On October 30, 2019, the United States Court of Appeals for the Eleventh Circuit declined to rehear its prior ruling that an individual who had received just one unsolicited text message did not have standing to pursue a claim under the Telephone Consumer Protection Act, 47 U.S.C § 227 et seq.
In August 2016, John Salcedo received a single, unsolicited telemarketing text message from the Law Offices of Alex Hanna, P.A. The text message was sent to Alex Hanna’s former clients using automatic telephone dialing equipment. In October 2016, Plaintiff filed a complaint — later amended in December 2016 — alleging that Alex Hanna and the Law Offices of Alex Hanna, P.A. had violated the TCPA by sending the text message. Salcedo alleged that receiving the text message “caused Plaintiff to waste his time answering or otherwise addressing the message. While doing so, both Plaintiff and his cellular phone were unavailable for otherwise legitimate pursuits,” and that the message “resulted in an invasion of Plaintiff’s privacy and right to enjoy the full utility of his cellular device.”
On June 14, 2017, the United States District Court for the Southern District of Florida denied Hanna’s motion to dismiss, finding that the plaintiff’s allegations were sufficient to state a claim and that he had standing to bring the claim under the TCPA. However, the court permitted an interlocutory appeal of its order, noting that it “involve[d] a controlling question of law as to which there is substantial ground for difference of opinion,” and the case was stayed pending the interlocutory appeal.
On August 28, 2019, the Eleventh Circuit reversed the district court’s decision, finding that, although Salcedo had stated a claim, he did not have standing. The court remanded to the district court with instructions to dismiss the case without prejudice. The court looked to precedent, congressional intent, and history to conclude that Salcedo’s alleged injuries, though perhaps annoyances, did not amount to a “concrete injury” as required by Spokeo, Inc. v. Robins, 136 S. Ct. 1540 (2016) and Article III of the Constitution.
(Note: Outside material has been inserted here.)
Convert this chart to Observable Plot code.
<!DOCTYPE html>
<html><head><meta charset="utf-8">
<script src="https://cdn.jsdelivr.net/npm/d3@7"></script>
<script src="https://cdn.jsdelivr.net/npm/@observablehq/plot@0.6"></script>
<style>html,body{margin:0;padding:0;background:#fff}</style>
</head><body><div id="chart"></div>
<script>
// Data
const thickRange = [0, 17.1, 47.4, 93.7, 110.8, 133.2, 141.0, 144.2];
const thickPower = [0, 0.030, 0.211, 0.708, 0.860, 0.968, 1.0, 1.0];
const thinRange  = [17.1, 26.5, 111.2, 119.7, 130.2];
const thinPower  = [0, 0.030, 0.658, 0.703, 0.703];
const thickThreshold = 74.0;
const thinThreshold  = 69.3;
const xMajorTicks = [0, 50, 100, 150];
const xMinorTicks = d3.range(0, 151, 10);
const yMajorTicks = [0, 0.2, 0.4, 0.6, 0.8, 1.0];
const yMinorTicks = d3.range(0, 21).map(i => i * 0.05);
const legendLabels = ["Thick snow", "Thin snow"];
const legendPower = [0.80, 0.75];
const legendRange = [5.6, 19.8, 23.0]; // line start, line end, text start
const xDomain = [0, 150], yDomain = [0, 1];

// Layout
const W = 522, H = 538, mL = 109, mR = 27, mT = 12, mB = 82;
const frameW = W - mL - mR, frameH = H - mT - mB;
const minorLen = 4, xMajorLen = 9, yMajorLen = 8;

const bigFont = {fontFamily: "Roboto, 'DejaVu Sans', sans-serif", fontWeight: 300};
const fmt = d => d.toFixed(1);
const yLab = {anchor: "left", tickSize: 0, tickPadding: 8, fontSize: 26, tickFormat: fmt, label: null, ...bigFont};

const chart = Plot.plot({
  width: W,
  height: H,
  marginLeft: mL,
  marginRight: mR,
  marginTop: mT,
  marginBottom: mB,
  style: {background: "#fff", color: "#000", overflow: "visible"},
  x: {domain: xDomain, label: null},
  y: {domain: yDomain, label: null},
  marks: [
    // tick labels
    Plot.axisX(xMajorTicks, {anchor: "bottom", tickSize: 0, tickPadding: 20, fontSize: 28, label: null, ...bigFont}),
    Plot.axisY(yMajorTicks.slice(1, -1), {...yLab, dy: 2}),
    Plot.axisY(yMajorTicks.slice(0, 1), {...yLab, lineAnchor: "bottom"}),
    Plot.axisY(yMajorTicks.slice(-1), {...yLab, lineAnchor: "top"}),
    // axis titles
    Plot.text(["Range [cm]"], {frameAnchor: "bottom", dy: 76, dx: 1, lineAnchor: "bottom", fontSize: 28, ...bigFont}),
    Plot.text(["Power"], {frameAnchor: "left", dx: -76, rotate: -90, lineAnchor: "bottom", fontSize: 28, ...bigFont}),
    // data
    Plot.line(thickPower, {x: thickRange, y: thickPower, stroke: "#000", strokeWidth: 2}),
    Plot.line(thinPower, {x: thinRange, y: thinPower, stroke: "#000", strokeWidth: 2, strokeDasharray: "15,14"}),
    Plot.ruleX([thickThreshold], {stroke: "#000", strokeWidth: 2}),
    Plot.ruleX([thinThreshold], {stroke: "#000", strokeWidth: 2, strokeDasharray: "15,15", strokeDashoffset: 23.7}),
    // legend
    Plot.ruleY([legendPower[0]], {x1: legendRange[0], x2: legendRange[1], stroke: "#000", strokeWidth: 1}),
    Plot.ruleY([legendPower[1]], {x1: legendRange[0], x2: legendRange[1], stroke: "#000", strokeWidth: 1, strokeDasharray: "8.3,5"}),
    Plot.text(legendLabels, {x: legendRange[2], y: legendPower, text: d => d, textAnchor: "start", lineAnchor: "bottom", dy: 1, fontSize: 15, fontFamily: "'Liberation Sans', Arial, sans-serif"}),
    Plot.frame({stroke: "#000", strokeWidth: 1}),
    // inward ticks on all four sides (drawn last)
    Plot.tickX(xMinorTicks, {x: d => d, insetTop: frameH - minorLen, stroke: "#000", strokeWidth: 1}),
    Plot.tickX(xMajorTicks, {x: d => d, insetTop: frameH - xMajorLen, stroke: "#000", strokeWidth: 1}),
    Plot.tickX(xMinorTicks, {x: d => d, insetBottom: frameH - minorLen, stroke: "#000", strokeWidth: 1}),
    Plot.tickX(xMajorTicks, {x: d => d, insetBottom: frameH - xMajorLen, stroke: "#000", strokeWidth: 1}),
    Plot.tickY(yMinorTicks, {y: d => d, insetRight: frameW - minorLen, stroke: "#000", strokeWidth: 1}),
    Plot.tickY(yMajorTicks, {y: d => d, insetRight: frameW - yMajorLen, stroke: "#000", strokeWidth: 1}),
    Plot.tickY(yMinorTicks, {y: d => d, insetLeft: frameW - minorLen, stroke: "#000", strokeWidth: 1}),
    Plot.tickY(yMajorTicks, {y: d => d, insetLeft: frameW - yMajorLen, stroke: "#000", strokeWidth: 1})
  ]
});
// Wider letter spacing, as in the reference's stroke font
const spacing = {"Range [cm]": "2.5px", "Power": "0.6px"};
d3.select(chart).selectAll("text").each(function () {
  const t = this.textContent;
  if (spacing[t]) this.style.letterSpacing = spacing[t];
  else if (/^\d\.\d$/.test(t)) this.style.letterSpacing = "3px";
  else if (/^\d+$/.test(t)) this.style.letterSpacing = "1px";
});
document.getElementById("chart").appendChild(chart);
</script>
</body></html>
Looking to prior Circuit precedent though, the court suggested that the outcome might have been different if Salcedo had alleged (i) tangible costs, such as the cost of receiving the text message, (ii) intangible costs in concrete terms even, for example, by asserting that receiving the text message had cost him one minute of his time, as opposed to having generally wasted his time, or (iii) a veritable opportunity cost — the court presumed that Salcedo’s allegations regarding opportunity cost must have been erroneously carried over from language in the court’s prior decision regarding a fax, since receiving a text message cannot be said to tie up a phone in the same way that receiving a fax may tie up the machine from otherwise being used during receipt.
The Eleventh Circuit denied the petition for rehearing without explanation, leaving the August 28 decision completely intact.